WHAT TO PRODUCE →
Find the string "with" and gather every line that holds it.

Source code of charts
——————
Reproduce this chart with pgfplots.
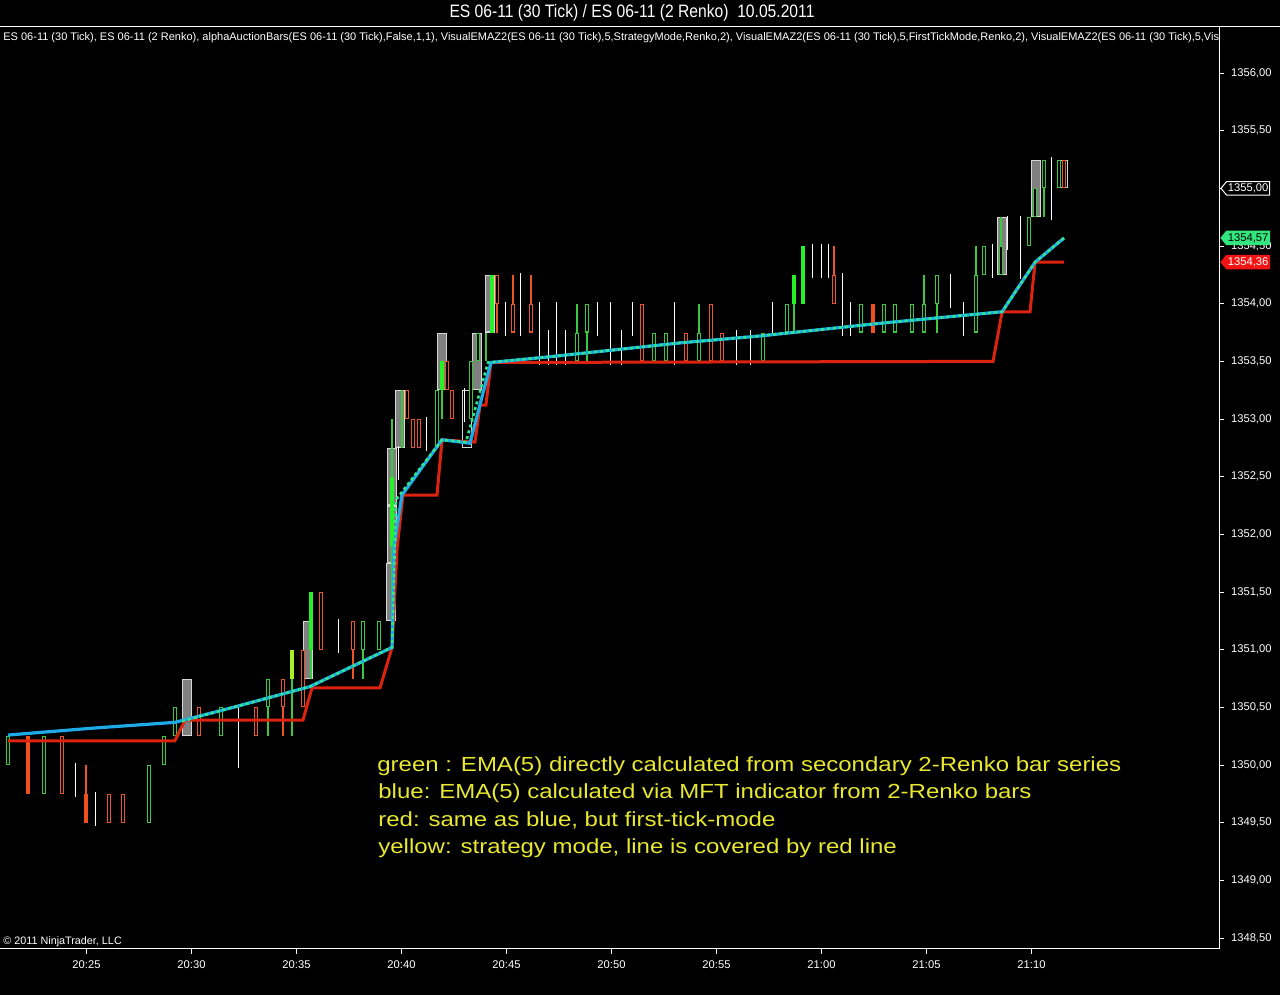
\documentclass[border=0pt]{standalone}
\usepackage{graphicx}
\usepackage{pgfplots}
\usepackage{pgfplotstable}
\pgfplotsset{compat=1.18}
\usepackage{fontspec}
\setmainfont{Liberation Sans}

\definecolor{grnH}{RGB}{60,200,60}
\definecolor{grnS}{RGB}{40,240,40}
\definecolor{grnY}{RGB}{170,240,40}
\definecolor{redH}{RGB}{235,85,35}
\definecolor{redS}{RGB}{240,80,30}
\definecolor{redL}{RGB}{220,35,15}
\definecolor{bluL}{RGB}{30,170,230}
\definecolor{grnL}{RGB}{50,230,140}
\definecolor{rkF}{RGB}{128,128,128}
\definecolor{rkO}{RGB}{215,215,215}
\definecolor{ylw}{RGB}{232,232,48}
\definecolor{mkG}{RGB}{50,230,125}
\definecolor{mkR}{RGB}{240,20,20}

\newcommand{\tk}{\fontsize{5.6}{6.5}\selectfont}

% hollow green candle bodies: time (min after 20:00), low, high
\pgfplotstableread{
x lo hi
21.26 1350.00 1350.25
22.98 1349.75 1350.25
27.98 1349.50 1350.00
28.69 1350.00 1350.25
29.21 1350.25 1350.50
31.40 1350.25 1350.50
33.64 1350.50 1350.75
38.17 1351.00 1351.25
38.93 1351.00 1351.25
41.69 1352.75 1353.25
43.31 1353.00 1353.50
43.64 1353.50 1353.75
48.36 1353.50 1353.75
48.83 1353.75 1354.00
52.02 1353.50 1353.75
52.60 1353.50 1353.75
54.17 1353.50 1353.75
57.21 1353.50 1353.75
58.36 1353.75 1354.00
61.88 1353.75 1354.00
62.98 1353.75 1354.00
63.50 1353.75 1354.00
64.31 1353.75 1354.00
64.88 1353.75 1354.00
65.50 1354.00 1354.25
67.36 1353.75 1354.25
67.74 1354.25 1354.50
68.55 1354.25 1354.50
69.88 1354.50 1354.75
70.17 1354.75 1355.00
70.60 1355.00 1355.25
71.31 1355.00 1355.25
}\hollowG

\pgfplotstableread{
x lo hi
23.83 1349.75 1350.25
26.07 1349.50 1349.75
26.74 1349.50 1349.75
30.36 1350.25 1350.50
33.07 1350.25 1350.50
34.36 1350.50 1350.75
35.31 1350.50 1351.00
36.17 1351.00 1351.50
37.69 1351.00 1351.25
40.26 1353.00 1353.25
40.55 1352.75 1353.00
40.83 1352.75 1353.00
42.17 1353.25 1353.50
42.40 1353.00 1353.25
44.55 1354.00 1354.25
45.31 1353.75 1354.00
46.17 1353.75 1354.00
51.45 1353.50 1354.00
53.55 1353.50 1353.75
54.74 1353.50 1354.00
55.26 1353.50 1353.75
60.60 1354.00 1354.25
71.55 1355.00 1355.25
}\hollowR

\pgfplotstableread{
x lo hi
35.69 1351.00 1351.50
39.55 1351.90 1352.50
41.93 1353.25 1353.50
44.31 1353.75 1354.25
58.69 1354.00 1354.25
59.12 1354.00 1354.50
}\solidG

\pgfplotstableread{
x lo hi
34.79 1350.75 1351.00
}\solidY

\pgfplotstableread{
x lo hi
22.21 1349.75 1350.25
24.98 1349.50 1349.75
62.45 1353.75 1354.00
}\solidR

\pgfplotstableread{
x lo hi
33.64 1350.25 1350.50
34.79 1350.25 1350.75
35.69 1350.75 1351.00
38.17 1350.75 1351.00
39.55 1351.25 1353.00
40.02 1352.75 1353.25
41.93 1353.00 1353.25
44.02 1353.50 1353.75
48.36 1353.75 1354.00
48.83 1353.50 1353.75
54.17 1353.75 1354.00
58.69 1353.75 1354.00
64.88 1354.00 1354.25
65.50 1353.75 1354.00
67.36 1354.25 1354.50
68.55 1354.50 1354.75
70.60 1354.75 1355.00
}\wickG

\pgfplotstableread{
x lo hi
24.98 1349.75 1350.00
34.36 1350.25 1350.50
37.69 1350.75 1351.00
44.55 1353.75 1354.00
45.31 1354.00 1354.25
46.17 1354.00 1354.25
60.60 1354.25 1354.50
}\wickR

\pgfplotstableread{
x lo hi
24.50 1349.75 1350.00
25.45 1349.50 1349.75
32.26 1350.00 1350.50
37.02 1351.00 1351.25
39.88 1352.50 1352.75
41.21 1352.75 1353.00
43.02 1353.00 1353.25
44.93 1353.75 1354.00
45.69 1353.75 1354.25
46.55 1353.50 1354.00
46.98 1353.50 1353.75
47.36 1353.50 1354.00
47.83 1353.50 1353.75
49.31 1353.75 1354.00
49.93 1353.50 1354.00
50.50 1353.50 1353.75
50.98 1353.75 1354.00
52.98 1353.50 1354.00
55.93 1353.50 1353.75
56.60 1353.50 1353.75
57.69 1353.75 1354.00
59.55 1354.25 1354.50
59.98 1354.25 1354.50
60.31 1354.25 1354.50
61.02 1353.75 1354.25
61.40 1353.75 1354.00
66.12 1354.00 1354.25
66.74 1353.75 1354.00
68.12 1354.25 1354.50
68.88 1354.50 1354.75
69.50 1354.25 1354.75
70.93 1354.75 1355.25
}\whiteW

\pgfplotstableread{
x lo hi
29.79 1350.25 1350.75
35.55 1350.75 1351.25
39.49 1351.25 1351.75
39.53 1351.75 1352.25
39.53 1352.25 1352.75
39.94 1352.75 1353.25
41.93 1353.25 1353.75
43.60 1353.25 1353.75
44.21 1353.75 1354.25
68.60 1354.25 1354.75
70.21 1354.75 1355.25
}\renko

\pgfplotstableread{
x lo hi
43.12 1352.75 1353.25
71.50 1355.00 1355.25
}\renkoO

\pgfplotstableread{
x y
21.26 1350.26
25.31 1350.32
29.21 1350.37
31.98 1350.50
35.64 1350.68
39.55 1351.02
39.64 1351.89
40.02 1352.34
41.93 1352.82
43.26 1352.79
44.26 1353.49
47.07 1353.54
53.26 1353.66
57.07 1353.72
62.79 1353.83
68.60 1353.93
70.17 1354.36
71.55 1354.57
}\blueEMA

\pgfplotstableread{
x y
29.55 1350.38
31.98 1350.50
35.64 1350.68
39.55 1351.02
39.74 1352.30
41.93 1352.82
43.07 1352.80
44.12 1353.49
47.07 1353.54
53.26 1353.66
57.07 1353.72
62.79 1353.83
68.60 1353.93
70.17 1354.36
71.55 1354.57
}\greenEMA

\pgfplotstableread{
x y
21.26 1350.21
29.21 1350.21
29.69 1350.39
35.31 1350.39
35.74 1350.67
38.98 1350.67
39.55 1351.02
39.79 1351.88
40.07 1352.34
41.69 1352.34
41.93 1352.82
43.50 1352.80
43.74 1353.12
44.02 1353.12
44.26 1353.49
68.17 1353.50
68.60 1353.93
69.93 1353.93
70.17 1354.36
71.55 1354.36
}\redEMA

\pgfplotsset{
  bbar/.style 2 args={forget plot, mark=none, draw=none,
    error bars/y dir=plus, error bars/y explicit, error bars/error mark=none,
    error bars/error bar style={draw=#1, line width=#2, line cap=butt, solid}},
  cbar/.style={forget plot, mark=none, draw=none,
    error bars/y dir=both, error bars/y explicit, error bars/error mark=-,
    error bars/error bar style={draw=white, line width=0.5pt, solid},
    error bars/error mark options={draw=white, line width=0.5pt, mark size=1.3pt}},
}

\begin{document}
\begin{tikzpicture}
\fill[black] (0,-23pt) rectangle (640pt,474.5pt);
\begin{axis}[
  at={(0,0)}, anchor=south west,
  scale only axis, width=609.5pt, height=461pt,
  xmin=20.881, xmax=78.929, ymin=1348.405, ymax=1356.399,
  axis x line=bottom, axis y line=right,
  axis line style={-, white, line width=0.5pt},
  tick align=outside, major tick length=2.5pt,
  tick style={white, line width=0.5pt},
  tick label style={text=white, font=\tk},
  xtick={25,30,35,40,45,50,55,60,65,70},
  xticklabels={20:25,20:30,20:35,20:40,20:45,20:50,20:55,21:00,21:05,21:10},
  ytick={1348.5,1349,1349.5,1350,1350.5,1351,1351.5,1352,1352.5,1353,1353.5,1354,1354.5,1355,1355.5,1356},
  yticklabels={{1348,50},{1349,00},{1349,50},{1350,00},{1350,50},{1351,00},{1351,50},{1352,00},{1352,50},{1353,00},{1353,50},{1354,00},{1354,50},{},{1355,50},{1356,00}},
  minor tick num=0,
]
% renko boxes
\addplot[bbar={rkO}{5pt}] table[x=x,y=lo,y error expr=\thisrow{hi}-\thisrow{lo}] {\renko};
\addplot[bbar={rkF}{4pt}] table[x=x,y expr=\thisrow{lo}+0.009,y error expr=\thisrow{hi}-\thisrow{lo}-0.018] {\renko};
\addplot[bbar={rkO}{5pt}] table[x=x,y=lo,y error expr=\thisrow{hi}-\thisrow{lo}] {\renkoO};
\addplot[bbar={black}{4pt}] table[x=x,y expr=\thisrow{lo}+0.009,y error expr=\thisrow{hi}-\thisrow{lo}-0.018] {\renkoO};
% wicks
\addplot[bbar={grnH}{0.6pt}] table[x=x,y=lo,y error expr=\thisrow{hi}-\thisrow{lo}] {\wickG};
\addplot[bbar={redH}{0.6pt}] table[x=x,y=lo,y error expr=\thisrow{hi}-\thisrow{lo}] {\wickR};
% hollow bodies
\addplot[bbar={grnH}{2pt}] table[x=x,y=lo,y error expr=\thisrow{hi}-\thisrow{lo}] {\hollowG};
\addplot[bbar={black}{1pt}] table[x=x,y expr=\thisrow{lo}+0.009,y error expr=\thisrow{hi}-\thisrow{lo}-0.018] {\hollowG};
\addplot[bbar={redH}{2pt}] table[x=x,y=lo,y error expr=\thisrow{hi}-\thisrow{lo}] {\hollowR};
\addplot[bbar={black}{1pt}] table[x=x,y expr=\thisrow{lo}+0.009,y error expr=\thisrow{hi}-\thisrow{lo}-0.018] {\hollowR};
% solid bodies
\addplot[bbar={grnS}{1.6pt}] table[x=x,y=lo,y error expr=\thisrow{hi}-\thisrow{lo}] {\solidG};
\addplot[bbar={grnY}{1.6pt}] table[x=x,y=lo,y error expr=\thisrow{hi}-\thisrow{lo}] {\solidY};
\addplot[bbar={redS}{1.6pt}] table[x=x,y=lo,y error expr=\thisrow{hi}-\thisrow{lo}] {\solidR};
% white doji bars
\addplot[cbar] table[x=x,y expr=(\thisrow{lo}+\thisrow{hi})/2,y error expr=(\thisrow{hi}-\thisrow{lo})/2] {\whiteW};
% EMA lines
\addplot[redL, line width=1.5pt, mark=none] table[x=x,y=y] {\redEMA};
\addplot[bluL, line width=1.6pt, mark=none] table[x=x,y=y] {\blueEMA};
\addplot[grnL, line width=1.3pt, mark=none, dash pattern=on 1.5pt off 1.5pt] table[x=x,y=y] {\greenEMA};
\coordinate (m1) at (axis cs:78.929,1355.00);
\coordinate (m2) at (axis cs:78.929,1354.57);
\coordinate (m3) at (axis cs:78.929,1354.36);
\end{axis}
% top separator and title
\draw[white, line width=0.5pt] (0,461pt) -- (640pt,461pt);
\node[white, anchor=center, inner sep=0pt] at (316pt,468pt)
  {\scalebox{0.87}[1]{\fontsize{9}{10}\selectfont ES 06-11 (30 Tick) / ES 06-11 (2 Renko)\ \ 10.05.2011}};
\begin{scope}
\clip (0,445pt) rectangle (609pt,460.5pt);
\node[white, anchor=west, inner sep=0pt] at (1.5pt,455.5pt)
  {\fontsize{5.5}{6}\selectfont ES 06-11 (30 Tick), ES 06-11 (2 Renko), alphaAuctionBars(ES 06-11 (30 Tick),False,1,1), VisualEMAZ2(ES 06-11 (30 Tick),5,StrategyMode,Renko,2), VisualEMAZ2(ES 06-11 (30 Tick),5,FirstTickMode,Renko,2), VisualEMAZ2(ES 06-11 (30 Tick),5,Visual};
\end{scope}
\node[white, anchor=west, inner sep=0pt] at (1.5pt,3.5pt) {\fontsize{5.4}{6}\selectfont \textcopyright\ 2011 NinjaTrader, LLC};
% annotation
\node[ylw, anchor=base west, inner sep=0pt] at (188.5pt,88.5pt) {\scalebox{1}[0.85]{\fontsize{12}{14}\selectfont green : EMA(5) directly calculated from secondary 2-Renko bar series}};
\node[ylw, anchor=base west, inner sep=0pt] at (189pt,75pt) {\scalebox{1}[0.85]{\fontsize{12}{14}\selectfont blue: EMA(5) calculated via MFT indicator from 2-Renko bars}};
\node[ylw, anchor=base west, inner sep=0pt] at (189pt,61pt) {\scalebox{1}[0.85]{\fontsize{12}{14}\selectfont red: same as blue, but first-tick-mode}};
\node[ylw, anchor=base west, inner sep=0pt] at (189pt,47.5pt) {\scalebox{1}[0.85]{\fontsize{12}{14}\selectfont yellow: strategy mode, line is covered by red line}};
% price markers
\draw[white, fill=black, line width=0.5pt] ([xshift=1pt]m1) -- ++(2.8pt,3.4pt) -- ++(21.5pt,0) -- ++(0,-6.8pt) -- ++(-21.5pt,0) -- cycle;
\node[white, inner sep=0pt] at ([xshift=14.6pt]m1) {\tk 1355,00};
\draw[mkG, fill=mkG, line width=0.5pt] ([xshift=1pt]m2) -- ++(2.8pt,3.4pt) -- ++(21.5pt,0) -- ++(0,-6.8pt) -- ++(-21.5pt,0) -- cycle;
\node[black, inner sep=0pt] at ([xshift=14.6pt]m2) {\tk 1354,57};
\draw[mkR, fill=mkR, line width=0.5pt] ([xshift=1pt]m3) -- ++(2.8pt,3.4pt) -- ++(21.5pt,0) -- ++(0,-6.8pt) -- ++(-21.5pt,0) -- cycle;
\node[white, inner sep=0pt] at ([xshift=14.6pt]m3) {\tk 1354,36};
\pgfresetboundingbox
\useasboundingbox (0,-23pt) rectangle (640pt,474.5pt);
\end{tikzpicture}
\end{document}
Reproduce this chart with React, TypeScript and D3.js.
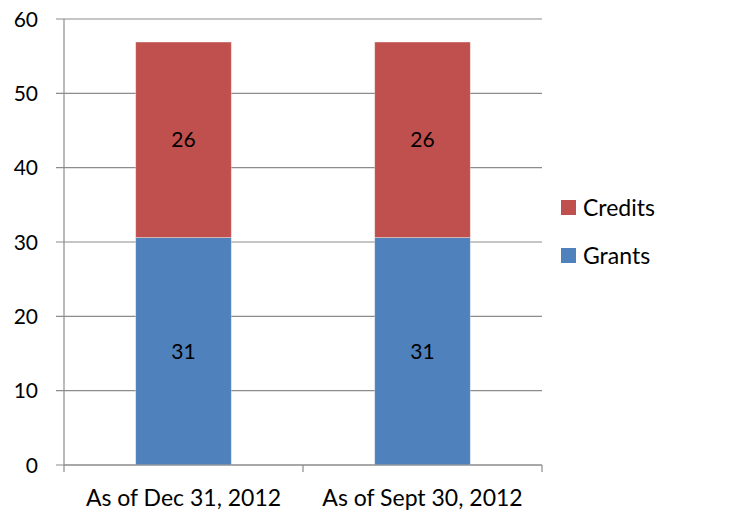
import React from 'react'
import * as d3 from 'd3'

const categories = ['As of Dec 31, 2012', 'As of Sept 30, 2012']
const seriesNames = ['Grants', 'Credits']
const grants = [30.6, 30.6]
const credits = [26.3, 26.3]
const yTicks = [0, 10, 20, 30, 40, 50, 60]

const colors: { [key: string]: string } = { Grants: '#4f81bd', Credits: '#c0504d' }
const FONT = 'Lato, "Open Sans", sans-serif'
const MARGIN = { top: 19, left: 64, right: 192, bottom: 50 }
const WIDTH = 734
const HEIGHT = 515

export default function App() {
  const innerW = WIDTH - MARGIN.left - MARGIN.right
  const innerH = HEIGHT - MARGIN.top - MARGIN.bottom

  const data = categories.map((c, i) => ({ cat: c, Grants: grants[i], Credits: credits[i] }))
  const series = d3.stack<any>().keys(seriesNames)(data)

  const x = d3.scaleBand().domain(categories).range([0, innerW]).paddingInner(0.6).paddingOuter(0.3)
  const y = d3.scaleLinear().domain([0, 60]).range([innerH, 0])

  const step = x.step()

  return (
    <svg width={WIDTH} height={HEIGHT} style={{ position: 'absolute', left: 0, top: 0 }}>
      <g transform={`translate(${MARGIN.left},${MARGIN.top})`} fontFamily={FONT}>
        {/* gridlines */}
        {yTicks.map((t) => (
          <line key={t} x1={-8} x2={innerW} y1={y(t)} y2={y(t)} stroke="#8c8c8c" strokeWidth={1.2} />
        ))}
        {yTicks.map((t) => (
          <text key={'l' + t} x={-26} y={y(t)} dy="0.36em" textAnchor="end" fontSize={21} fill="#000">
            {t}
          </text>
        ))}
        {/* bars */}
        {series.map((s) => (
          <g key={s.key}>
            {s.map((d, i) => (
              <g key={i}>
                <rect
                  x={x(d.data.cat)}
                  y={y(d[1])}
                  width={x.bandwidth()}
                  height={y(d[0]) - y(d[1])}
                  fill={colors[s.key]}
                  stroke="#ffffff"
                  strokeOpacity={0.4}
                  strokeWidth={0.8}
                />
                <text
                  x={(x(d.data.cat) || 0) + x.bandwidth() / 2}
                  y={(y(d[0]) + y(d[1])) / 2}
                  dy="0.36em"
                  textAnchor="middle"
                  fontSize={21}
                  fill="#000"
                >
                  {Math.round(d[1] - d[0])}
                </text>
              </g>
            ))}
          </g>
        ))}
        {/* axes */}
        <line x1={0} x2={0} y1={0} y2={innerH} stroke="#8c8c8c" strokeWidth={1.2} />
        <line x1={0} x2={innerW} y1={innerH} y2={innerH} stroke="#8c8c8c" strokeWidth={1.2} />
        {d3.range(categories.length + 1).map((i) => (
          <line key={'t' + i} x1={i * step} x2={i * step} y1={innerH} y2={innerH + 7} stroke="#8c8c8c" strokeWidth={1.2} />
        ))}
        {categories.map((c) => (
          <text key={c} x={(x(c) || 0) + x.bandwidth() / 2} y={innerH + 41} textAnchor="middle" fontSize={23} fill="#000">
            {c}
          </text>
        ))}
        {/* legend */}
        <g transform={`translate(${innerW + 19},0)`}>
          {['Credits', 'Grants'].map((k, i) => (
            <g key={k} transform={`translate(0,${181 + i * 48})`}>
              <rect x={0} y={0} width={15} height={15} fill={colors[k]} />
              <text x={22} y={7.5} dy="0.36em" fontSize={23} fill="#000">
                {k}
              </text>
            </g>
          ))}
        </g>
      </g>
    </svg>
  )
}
——————
FINISHED TASK →
Reproduce this chart with pgfplots.
Reproduce this chart with React, TypeScript and D3.js.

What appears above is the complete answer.